From: "Ted White" <twhite8 at cox.net>
To: "WSFA members" <WSFAlist at WSFA.org>
Subject: [WSFA] Re: Bring a lunch for this elevator ride...
Date: Tue, 3 May 2005 18:42:20 -0400
Reply-To: WSFA members <WSFAlist at WSFA.org>

----- Original Message -----
From: "Mike B." <omni at omniphile.com>
To: "WSFA members" <WSFAlist at WSFA.org>
Sent: Tuesday, May 03, 2005 3:29 PM
Subject: [WSFA] Re: Bring a lunch for this elevator ride...
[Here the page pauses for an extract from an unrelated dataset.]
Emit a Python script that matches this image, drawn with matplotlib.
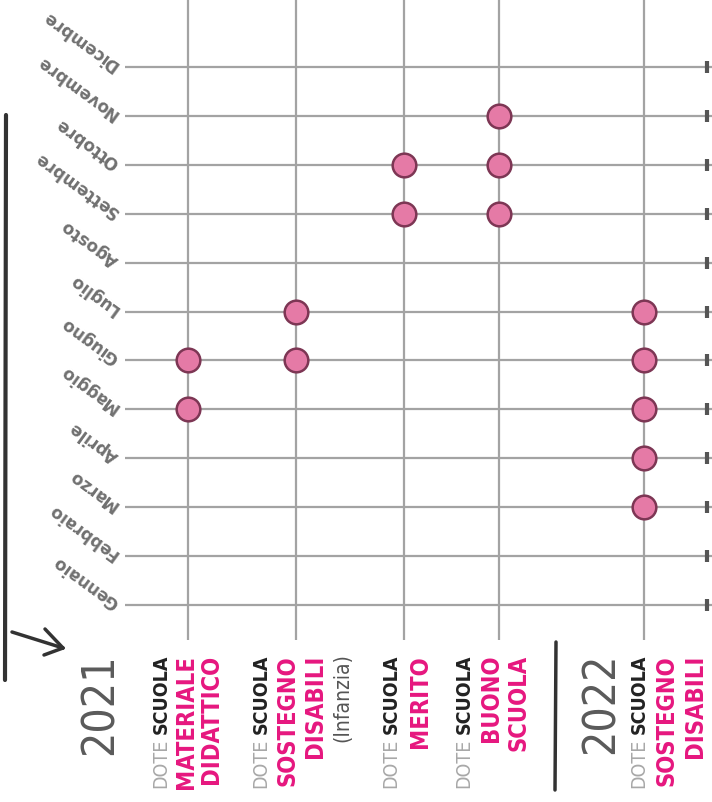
import matplotlib
matplotlib.use("Agg")
import matplotlib.pyplot as plt
import matplotlib.transforms as mtransforms
from matplotlib import font_manager
from matplotlib.lines import Line2D

# dati
mesi = ['Gennaio', 'Febbraio', 'Marzo', 'Aprile', 'Maggio', 'Giugno',
        'Luglio', 'Agosto', 'Settembre', 'Ottobre', 'Novembre', 'Dicembre']
anni = ['2021', '2022']
misure = ['Materiale didattico', 'Sostegno disabili (Infanzia)', 'Merito',
          'Buono scuola', 'Sostegno disabili']
anno_misura = ['2021', '2021', '2021', '2021', '2022']
righe_rosa = [['MATERIALE', 'DIDATTICO'], ['SOSTEGNO', 'DISABILI'], ['MERITO'],
              ['BUONO', 'SCUOLA'], ['SOSTEGNO', 'DISABILI']]
note = ['', '(Infanzia)', '', '', '']
mesi_attivi = [['Maggio', 'Giugno'],
               ['Giugno', 'Luglio'],
               ['Settembre', 'Ottobre'],
               ['Settembre', 'Ottobre', 'Novembre'],
               ['Marzo', 'Aprile', 'Maggio', 'Giugno', 'Luglio']]

# layout (posizioni delle colonne e delle etichette, in px)
pos = [0, 1, 2, 2.88, 4.22]
px_unit = 108.0
label_off = [-27, -35, -13, -35, -5]   # prima riga rispetto alla colonna
line_gap = [25, 27, 29, 27, 28]

PINK = '#e6177f'
DOT = '#e57aa6'
DOT_EDGE = '#7d3654'
GRID = '#a3a3a3'

names = {f.name for f in font_manager.fontManager.ttflist}
cond = [f for f in font_manager.fontManager.ttflist
        if f.name == 'DejaVu Sans' and 'condensed' in str(f.stretch)]
if 'Liberation Sans Narrow' in names:
    NARROW = dict(family='Liberation Sans Narrow')
elif cond:
    NARROW = dict(family='DejaVu Sans', stretch='condensed')
elif 'Roboto Condensed' in names:
    NARROW = dict(family='Roboto Condensed')
else:
    NARROW = dict(family='DejaVu Sans')

fig = plt.figure(figsize=(7.12, 8.02), dpi=100)
W, H = 712.0, 802.0
ax = fig.add_axes([125 / W, 1 - 640 / H, 1 - 125 / W, 640 / H])

x0 = (125 - 188) / px_unit
x1 = (712 - 188) / px_unit
ax.set_xlim(x0, x1)
y_lo = -(640 - 605) / 48.9
y_hi = 11 + 67 / 48.9
ax.set_ylim(y_lo, y_hi)

ax.set_xticks(pos)
ax.set_yticks(range(len(mesi)))
ax.grid(True, color=GRID, lw=1.6)
ax.set_axisbelow(True)
ax.tick_params(length=0, labelbottom=False, labelleft=False)
for s in ax.spines.values():
    s.set_visible(False)

# trattini a destra
tr_right = mtransforms.blended_transform_factory(ax.transAxes, ax.transData)
ax.scatter([0.992] * len(mesi), range(len(mesi)), transform=tr_right,
           marker='|', s=80, linewidths=3, color='#555555', clip_on=False)

# punti
for p, attivi in zip(pos, mesi_attivi):
    ys = [mesi.index(m) for m in attivi]
    ax.scatter([p] * len(ys), ys, s=290, color=DOT, edgecolor=DOT_EDGE,
               linewidths=1.8, zorder=3)

# etichette dei mesi (ruotate)
for i, m in enumerate(mesi):
    ax.text(-0.014, i, m, transform=tr_right, rotation=144,
            rotation_mode='anchor', ha='left', va='center',
            fontsize=12, fontweight='bold', color='#707070')

# etichette in basso (allineate in alto)
tr_bot = mtransforms.blended_transform_factory(ax.transData, fig.transFigure)
y_top = 1 - 655 / H
for k, p in enumerate(pos):
    xs = p + label_off[k] / px_unit
    gap = line_gap[k] / px_unit
    t = ax.text(xs, y_top, 'SCUOLA', transform=tr_bot, rotation=90,
                rotation_mode='anchor', ha='right', va='center',
                fontsize=14, fontweight='bold', color='#222222', **NARROW)
    ax.annotate('DOTE', xy=(0.5, 0.0), xycoords=t, xytext=(0, -3),
                textcoords='offset points', rotation=90,
                rotation_mode='anchor', ha='right', va='center',
                fontsize=14, color='#a8a8a8', **NARROW)
    for j, r in enumerate(righe_rosa[k]):
        ax.text(xs + (j + 1) * gap, y_top, r, transform=tr_bot,
                rotation=90, rotation_mode='anchor', ha='right', va='center',
                fontsize=17, fontweight='bold', color=PINK, **NARROW)
    if note[k]:
        xn = xs + (len(righe_rosa[k]) + 1) * gap
        ax.text(xn, 1 - 653 / H, note[k], transform=tr_bot, rotation=90,
                rotation_mode='anchor', ha='right', va='center',
                fontsize=15, color='#555555', **NARROW)

# anni
anno_x = [100, 601]
for a, xp in zip(anni, anno_x):
    fig.text(xp / W, 1 - 653 / H, a, rotation=90, rotation_mode='anchor',
             ha='right', va='center', fontsize=32, color='#5a5a5a',
             fontweight='light', **NARROW)

# segni a mano: linea a sinistra, freccia, separatore
def fline(xs, ys, lw=2.5, c='#333333'):
    fig.add_artist(Line2D([x / W for x in xs], [1 - y / H for y in ys],
                          transform=fig.transFigure, lw=lw, color=c,
                          solid_capstyle='round'))

fline([6, 5], [115, 680], lw=3)
fline([12, 63], [632, 648], lw=2.5)
fline([45, 63], [629, 648], lw=2.5)
fline([44, 63], [655, 648], lw=2.5)
fline([556, 555], [642, 790], lw=2.5)

fig.savefig('out.png', dpi=100, facecolor='white')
> At 02:57 PM 5/3/05 -0400, Steve Smith wrote:
>
[...]
>
> >Biggest problem I see (outside, of course, of financing and building the
> >thing) is space debris.  What happens when a chunk of explosive bolt
> >left over from the Gemini Program hits your cable?  Yeah, the per- orbit
> >probability is pretty small, but you're going to be doing *a lot* of
orbits.
>
> That's easy!  You just station a bunch of 8-year olds with slingshots
along
> the length of the cable and let them shoot the debris before it can hit!
;-)
>
> Protecting spacecraft is tough enough, and they don't have thousands of
> miles of area to protect.  Maybe there's an opportunity for a "space junk
> collector"?  A counter-orbiting set of big foam sponges should do it over
> time for the little stuff (like paint chips), and the big stuff (like
bolts
> and gloves and old satellites) you can track with radar and maybe go
> retrieve once you have cheaper access to orbit.  I think they are
tracking
> a few tens of thousands of objects already like that so there's plenty of
> work to do for any "collection" company that wants to start
> up...tether/beanstalk or not.

My mid-'60s juvenile, SECRET OF THE MARAUDER SATELLITE, dealt with the
issue of space debris -- not all of which is very small.